Iran Official Says There is "Too Much Oil" on Market

OPEC officials may cut oil production further after an Iran official has noted that there is simply too much oil on the market.
For Americans, and others who consume oil in its various forms to fuel their businesses and their lives, the statement may seem like mere folly, but Iran Oil Minister Gholam Hossein Nozari has recently claimed that there is "too much oil" on the market and that OPEC should cut production to correct the imbalance. OPEC met over the weekend and it was still unclear whether the oil cartel wished to lower output quotas or merely stop overproduction by several nations who have not abided by previous quotas. Last September, the cartel decided to cut production by 4.2 million barrels per day, but indications are that the 10 OPEC countries with production limits are still overproducing by an aggregate of about 800,000 barrels per day.

Certainly, OPEC ministers wish to bolster prices of their product, but there are many indications that they are very cognizant of the global economic scenario and don’t want to do anything rash or that would be seen as undermining a economic recovery.

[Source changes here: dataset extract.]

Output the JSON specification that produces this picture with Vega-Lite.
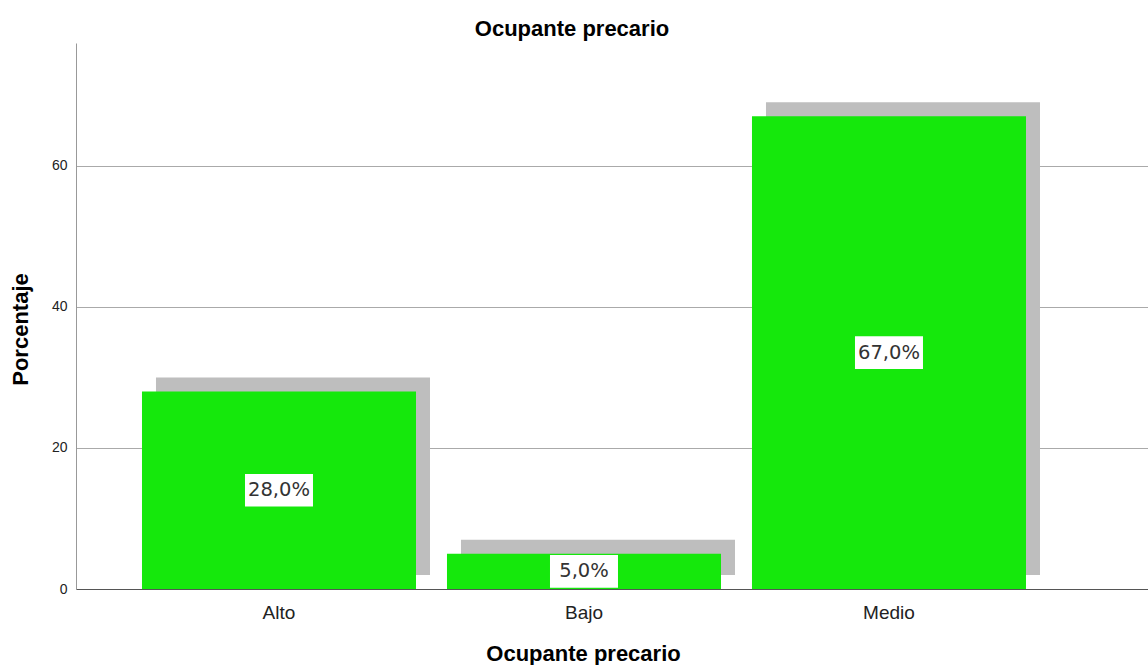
{
  "$schema": "https://vega.github.io/schema/vega-lite/v6.json",
  "width": 1072,
  "height": 546,
  "autosize": "none",
  "padding": {"left": 76, "top": 43, "right": 0, "bottom": 76},
  "background": "white",
  "config": {"view": {"stroke": null}, "font": "Liberation Sans"},
  "title": {
    "text": "Ocupante precario",
    "anchor": "middle",
    "frame": "group",
    "dx": -40,
    "dy": 23,
    "offset": 8,
    "baseline": "alphabetic",
    "font": "Liberation Sans",
    "fontSize": 22,
    "fontWeight": "bold",
    "color": "#000000"
  },
  "data": {
    "values": [
      {"categoria": "Alto", "porcentaje": 28.0, "etiqueta": "28,0%"},
      {"categoria": "Bajo", "porcentaje": 5.0, "etiqueta": "5,0%"},
      {"categoria": "Medio", "porcentaje": 67.0, "etiqueta": "67,0%"}
    ]
  },
  "encoding": {
    "x": {
      "field": "categoria",
      "type": "nominal",
      "sort": ["Alto", "Bajo", "Medio"],
      "scale": {"paddingInner": 0.1016, "paddingOuter": 0.3082, "align": 0.351},
      "axis": {
        "title": "Ocupante precario",
        "titleFont": "Liberation Sans",
        "titleFontSize": 22,
        "titleFontWeight": "bold",
        "titleColor": "#000000",
        "titleX": 507,
        "titleY": 71,
        "titleBaseline": "alphabetic",
        "titleAlign": "center",
        "labelAngle": 0,
        "labelFont": "Liberation Sans",
        "labelFontSize": 19,
        "labelColor": "#222222",
        "labelBaseline": "alphabetic",
        "labelPadding": 29,
        "ticks": false,
        "tickSize": 0,
        "domainColor": "#555555",
        "domainWidth": 1,
        "grid": false
      }
    }
  },
  "layer": [
    {
      "mark": {"type": "bar", "color": "#bebebe", "xOffset": 14, "x2Offset": 14, "yOffset": -14, "y2Offset": -14},
      "encoding": {
        "y": {
          "field": "porcentaje",
          "type": "quantitative",
          "scale": {"domain": [0, 77.4], "nice": false, "zero": true},
          "axis": {
            "title": "Porcentaje",
            "titleFont": "Liberation Sans",
            "titleFontSize": 22,
            "titleFontWeight": "bold",
            "titleColor": "#000000",
            "titleAngle": -90,
            "titleX": -49,
            "titleY": 286,
            "titleAlign": "center",
            "titleBaseline": "alphabetic",
            "values": [0, 20, 40, 60],
            "labelFont": "Liberation Sans",
            "labelFontSize": 14,
            "labelColor": "#222222",
            "labelPadding": 9,
            "ticks": false,
            "tickSize": 0,
            "domainColor": "#999999",
            "grid": true,
            "gridColor": "#aaaaaa",
            "gridWidth": 1
          }
        }
      }
    },
    {
      "mark": {"type": "bar", "color": "#15e80c"},
      "encoding": {
        "y": {
          "field": "porcentaje",
          "type": "quantitative",
          "scale": {"domain": [0, 77.4], "nice": false, "zero": true},
          "axis": null
        }
      }
    },
    {
      "mark": {"type": "point", "shape": "M-1,-0.48H1V0.48H-1Z", "filled": true, "color": "white", "opacity": 1, "size": 4624},
      "encoding": {
        "y": {
          "field": "porcentaje",
          "type": "quantitative",
          "scale": {"domain": [0, 154.8], "nice": false, "zero": true},
          "axis": null
        }
      }
    },
    {
      "mark": {"type": "text", "font": "DejaVu Sans", "fontSize": 19.5, "color": "#333333", "baseline": "middle", "align": "center"},
      "encoding": {
        "y": {
          "field": "porcentaje",
          "type": "quantitative",
          "scale": {"domain": [0, 154.8], "nice": false, "zero": true},
          "axis": null
        },
        "text": {"field": "etiqueta", "type": "nominal"}
      }
    }
  ],
  "resolve": {"scale": {"y": "independent"}}
}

Said London-based analyst John Hall, "They don’t want to be seen as fueling recession further, which is what they’re going to be seen as doing if they reduce production more."

While various hard-liners in OPEC do wish to cut production further, there are warning that driving up prices will result in further erosion of demand and could backfire both for OPEC and the global economy. The International Energy Agency noted that world demand would drop for the second consecutive year if OPEC decides to make further cuts, the first time that would have happened since 1982-1983. Said the agency, "The eventual resumption of global demand growth will largely depend upon much stronger economic performance than is currently the case."